Zoom opens new data centre in S'pore, 1st in Southeast Asia

The company is planning to hire as well.

Matthias Ang | August 18, 2020, 06:25 PM

Video conferencing app Zoom Video Communications has opened a new data centre in Singapore, in its first expansion into Southeast Asia, Bloomberg reported.

The company, which is based in San Jose, California, had established the data centre with the help of Singapore's Economic Development Board (EDB).

This brings the total number of data centres established by Zoom around the world to 18.

Zoom's head of international, Abe Smith, was further quoted by Bloomberg as stating that the company plans to hire several new engineers and sales staff, as well as offer new services to scale the business up in Southeast Asia.

New data centre means paid Zoom customers can choose Singapore to host meetings

One immediate benefit for users of Zoom is that people who own paid accounts can now select Singapore as one of the data centre regions to host meetings and webinars.

This function to select data regions was first announced by Zoom in April, after a report by Citizen Lab in the University of Toronto found that Zoom generated the encryption keys of some calls from China, even if none of the participants were in China, The Verge reported.

As such, the report highlighted that Zoom could be legally obligated to give the keys over to Chinese authorities, a matter which it labelled as "potentially concerning", given that Zoom's clients were largely from North America.

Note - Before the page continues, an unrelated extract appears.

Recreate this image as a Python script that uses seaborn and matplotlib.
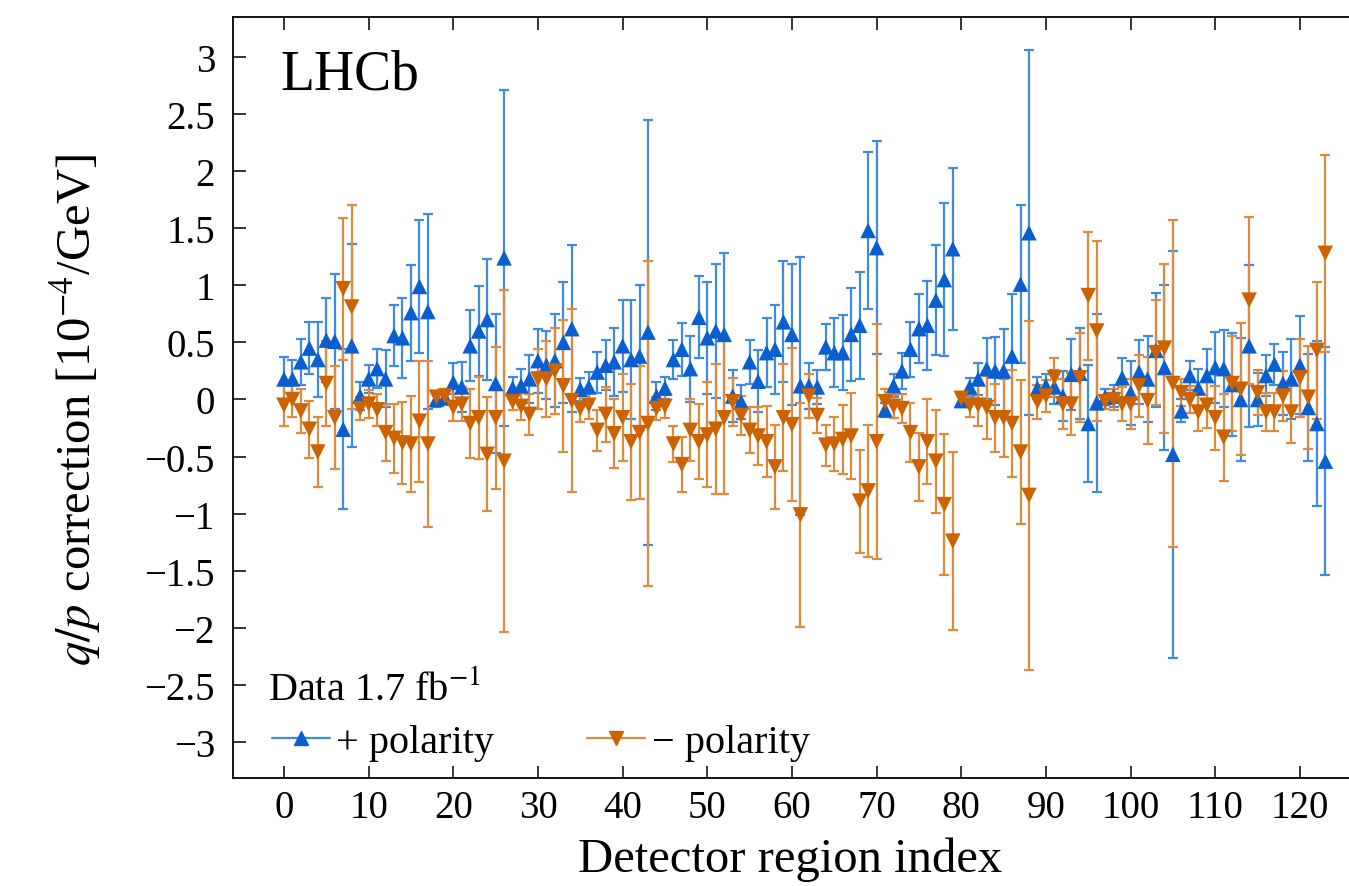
import numpy as np
import pandas as pd
import seaborn as sns
import matplotlib
matplotlib.use("Agg")
import matplotlib.pyplot as plt
from matplotlib.lines import Line2D
from matplotlib.ticker import FuncFormatter, MultipleLocator

# ---------------- data ----------------
region = list(range(124))

plus_val = [0.18, 0.18, 0.33, 0.45, 0.35, 0.52, 0.51, -0.26, 0.47,
            0.03, 0.18, 0.27, 0.18, 0.56, 0.54, 0.76, 0.99, 0.77,
            0.00, 0.02, 0.15, 0.11, 0.47, 0.60, 0.70, 0.14, 1.24,
            0.10, 0.12, 0.18, 0.34, 0.30, 0.34, 0.50, 0.62,
            0.09, 0.11, 0.24, 0.30, 0.33, 0.47, 0.35, 0.38, 0.59,
            0.03, 0.10, 0.35, 0.44, 0.27, 0.72, 0.54, 0.60, 0.57,
            0.03, -0.02, 0.33, 0.16, 0.41, 0.44, 0.68, 0.57, 0.12,
            0.12, 0.11, 0.46, 0.41, 0.41, 0.57, 0.65, 1.48, 1.33,
            -0.09, 0.12, 0.25, 0.44, 0.62, 0.65, 0.87, 1.05, 1.32,
            -0.01, 0.11, 0.18, 0.27, 0.25, 0.25, 0.38, 1.01, 1.46,
            0.10, 0.12, 0.11, 0.03, 0.22, 0.23, -0.21, -0.03,
            0.02, 0.03, 0.19, 0.06, 0.24, 0.18, 0.43, 0.28, -0.48,
            -0.10, 0.21, 0.10, 0.21, 0.28, 0.27, 0.13, 0.00, 0.47,
            0.00, 0.21, 0.31, 0.14, 0.18, 0.30, -0.07, -0.21, -0.54]

plus_err = [0.19, 0.17, 0.20, 0.23, 0.33, 0.37, 0.59, 0.70, 0.89,
            0.12, 0.12, 0.17, 0.25, 0.27, 0.35, 0.42, 0.58, 0.85,
            0.07, 0.07, 0.17, 0.22, 0.31, 0.39, 0.53, 0.61, 1.47,
            0.10, 0.15, 0.21, 0.28, 0.30, 0.41, 0.53, 0.73,
            0.10, 0.13, 0.18, 0.22, 0.30, 0.40, 0.52, 0.62, 1.86,
            0.12, 0.10, 0.17, 0.23, 0.29, 0.36, 0.49, 0.59, 0.71,
            0.23, 0.15, 0.19, 0.27, 0.30, 0.39, 0.53, 0.62, 1.13,
            0.20, 0.15, 0.20, 0.30, 0.33, 0.41, 0.47, 0.69, 0.93,
            0.06, 0.10, 0.16, 0.24, 0.30, 0.39, 0.48, 0.67, 0.71,
            0.05, 0.08, 0.14, 0.27, 0.30, 0.37, 0.54, 0.69, 1.60,
            0.10, 0.10, 0.15, 0.22, 0.31, 0.40, 0.51, 0.78,
            0.07, 0.10, 0.17, 0.28, 0.28, 0.38, 0.50, 0.72, 1.78,
            0.10, 0.13, 0.17, 0.23, 0.31, 0.34, 0.45, 0.54, 0.71,
            0.23, 0.18, 0.18, 0.28, 0.35, 0.43, 0.47, 0.72, 1.00]

minus_val = [-0.05, 0.00, -0.10, -0.26, -0.46, 0.14, -0.16, 0.97, 0.81,
             -0.08, -0.04, -0.09, -0.29, -0.34, -0.38, -0.39, -0.19, -0.39,
             0.02, 0.03, -0.07, -0.04, -0.21, -0.16, -0.48, -0.16, -0.54,
             -0.02, -0.06, -0.13, 0.18, 0.18, 0.25, 0.12, -0.01,
             -0.08, -0.05, -0.27, -0.13, -0.30, -0.16, -0.37, -0.29, -0.21,
             -0.08, -0.06, -0.39, -0.57, -0.27, -0.37, -0.31, -0.26, -0.16,
             -0.02, -0.14, -0.27, -0.32, -0.37, -0.59, -0.16, -0.22, -1.01,
             0.03, -0.14, -0.40, -0.39, -0.35, -0.32, -0.89, -0.80, -0.37,
             -0.02, -0.06, -0.08, -0.29, -0.59, -0.37, -0.54, -0.92, -1.24,
             0.01, -0.05, -0.05, -0.07, -0.16, -0.16, -0.21, -0.46, -0.84,
             -0.02, 0.03, 0.19, -0.04, -0.04, 0.19, 0.91, 0.60,
             -0.02, 0.00, -0.04, -0.04, 0.12, -0.01, 0.41, 0.45, 0.14,
             0.06, 0.00, -0.11, -0.05, -0.16, -0.33, 0.14, 0.09, 0.87,
             0.06, -0.11, -0.11, 0.03, -0.11, 0.19, 0.02, 0.43, 1.28]

minus_err = [0.18, 0.15, 0.19, 0.25, 0.31, 0.37, 0.45, 0.62, 0.89,
             0.10, 0.12, 0.14, 0.25, 0.30, 0.36, 0.42, 0.53, 0.73,
             0.05, 0.06, 0.12, 0.15, 0.30, 0.36, 0.50, 0.62, 1.50,
             0.07, 0.12, 0.18, 0.26, 0.33, 0.38, 0.58, 0.80,
             0.12, 0.12, 0.18, 0.24, 0.30, 0.38, 0.51, 0.58, 1.42,
             0.10, 0.10, 0.16, 0.24, 0.27, 0.33, 0.46, 0.57, 0.67,
             0.21, 0.17, 0.20, 0.25, 0.31, 0.37, 0.47, 0.67, 0.98,
             0.19, 0.15, 0.18, 0.24, 0.30, 0.38, 0.45, 0.58, 1.03,
             0.11, 0.10, 0.13, 0.26, 0.30, 0.37, 0.45, 0.62, 0.78,
             0.06, 0.10, 0.18, 0.28, 0.30, 0.34, 0.47, 0.63, 1.53,
             0.15, 0.14, 0.17, 0.22, 0.27, 0.39, 0.56, 0.79,
             0.06, 0.09, 0.15, 0.22, 0.27, 0.38, 0.46, 0.74, 1.43,
             0.12, 0.12, 0.17, 0.20, 0.28, 0.38, 0.42, 0.58, 0.73,
             0.20, 0.17, 0.17, 0.22, 0.27, 0.34, 0.45, 0.60, 0.86]

series_labels = ["+ polarity", "\u2212 polarity"]
x_ticks = [0, 10, 20, 30, 40, 50, 60, 70, 80, 90, 100, 110, 120]

# ---------------- style ----------------
sns.set_theme(style="ticks")
plt.rcParams["font.family"] = ["Liberation Serif", "DejaVu Serif"]
plt.rcParams["mathtext.fontset"] = "stix"
plt.rcParams["axes.unicode_minus"] = True
plt.rcParams["text.color"] = "black"
plt.rcParams["axes.labelcolor"] = "black"
plt.rcParams["xtick.color"] = "black"
plt.rcParams["ytick.color"] = "black"

blue = "#0a5fd0"
blue_bar = "#3f8ae3"
orange = "#cc6300"
orange_bar = "#e08a3e"

W, H = 1349, 887
fig = plt.figure(figsize=(W / 100, H / 100), dpi=100)
ax = fig.add_axes([233 / W, 1 - 779 / H, (W - 233) / W, (779 - 18) / H])

# error bars
ax.errorbar(region, plus_val, yerr=plus_err, fmt="none", ecolor=blue_bar,
            elinewidth=1.6, capsize=3.4, capthick=1.6, zorder=2)
ax.errorbar(region, minus_val, yerr=minus_err, fmt="none", ecolor=orange_bar,
            elinewidth=1.6, capsize=3.4, capthick=1.6, zorder=2)

# markers with seaborn
df = pd.DataFrame({
    "region": region + region,
    "value": plus_val + minus_val,
    "polarity": [series_labels[0]] * len(region) + [series_labels[1]] * len(region),
})
sns.scatterplot(data=df, x="region", y="value", hue="polarity", style="polarity",
                markers={series_labels[0]: "^", series_labels[1]: "v"},
                palette={series_labels[0]: blue, series_labels[1]: orange},
                s=125, linewidth=0, legend=False, ax=ax, zorder=3)

# axes
ax.set_xlim(-6.02, 125.8)
ax.set_ylim(-3.314, 3.349)
ax.set_xticks(x_ticks)
ax.yaxis.set_major_locator(MultipleLocator(0.5))
ax.yaxis.set_major_formatter(FuncFormatter(lambda v, p: ("%g" % round(v, 2)).replace("-", "\u2212")))
ax.spines["right"].set_visible(False)
for s in ["left", "bottom", "top"]:
    ax.spines[s].set_linewidth(1.3)
    ax.spines[s].set_color("black")
ax.tick_params(axis="both", direction="in", length=9, width=1.1, colors="black",
               labelsize=28, top=True, right=False)
ax.tick_params(axis="x", pad=8)
ax.tick_params(axis="y", pad=13)

ax.set_xlabel("Detector region index", fontsize=35)
ax.xaxis.label.set_va("center")
ax.xaxis.set_label_coords((790 - 233) / 1116, (779 - 860) / 761)
ax.set_ylabel("$q/p$ correction [10$^{-4}$/GeV]", fontsize=35)
ax.yaxis.label.set_va("center")
ax.yaxis.set_label_coords((75 - 233) / 1116, (779 - 410) / 761)

ax.text((280 - 233) / 1116, (779 - 75) / 761, "LHCb", transform=ax.transAxes,
        fontsize=40, ha="left", va="center")
ax.text((268 - 233) / 1116, (779 - 690) / 761, "Data 1.7 fb$^{-1}$",
        transform=ax.transAxes, fontsize=29, ha="left", va="center")

handles = [
    Line2D([0], [0], color=blue_bar, lw=1.6, marker="^", ms=10, mfc=blue, mec=blue),
    Line2D([0], [0], color=orange_bar, lw=1.6, marker="v", ms=10, mfc=orange, mec=orange),
]
ax.legend(handles, series_labels, loc="center left",
          bbox_to_anchor=((272 - 233) / 1116, (779 - 743) / 761),
          ncol=2, frameon=False, fontsize=29, borderpad=0, borderaxespad=0,
          handlelength=1.45, handletextpad=0.15, columnspacing=2.3)

fig.savefig("out.png", dpi=100)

Zoom subsequently responded to the report by acknowledging that it had "failed to implement our usual geo-fencing best practices".

As for free users, Zoom clarified at the launch in April that they will be locked into the data centres within the default region where their account is provisioned, which is the U.S. for the majority of free users.

In addition, their data will not be routed through China, if they are outside of the country.

At that time, the data centre regions were listed as U.S., Canada, Europe, India, Australia, China, Latin America, and Japan/Hong Kong SAR.

Not the only major tech company to have established a data centre here

Zoom is not the only major tech company to have established a data centre here.

In 2018, Facebook announced that it was spending over S$1.4 billion to construct its first data centre in Singapore and in Asia, at Tanjong Kling, formerly known as Data Centre Park.

And an article by The Atlantic on Tik Tok has revealed that the app also stores data on Americans in both the U.S. and Singapore, and therefore out of the reach of the Chinese government.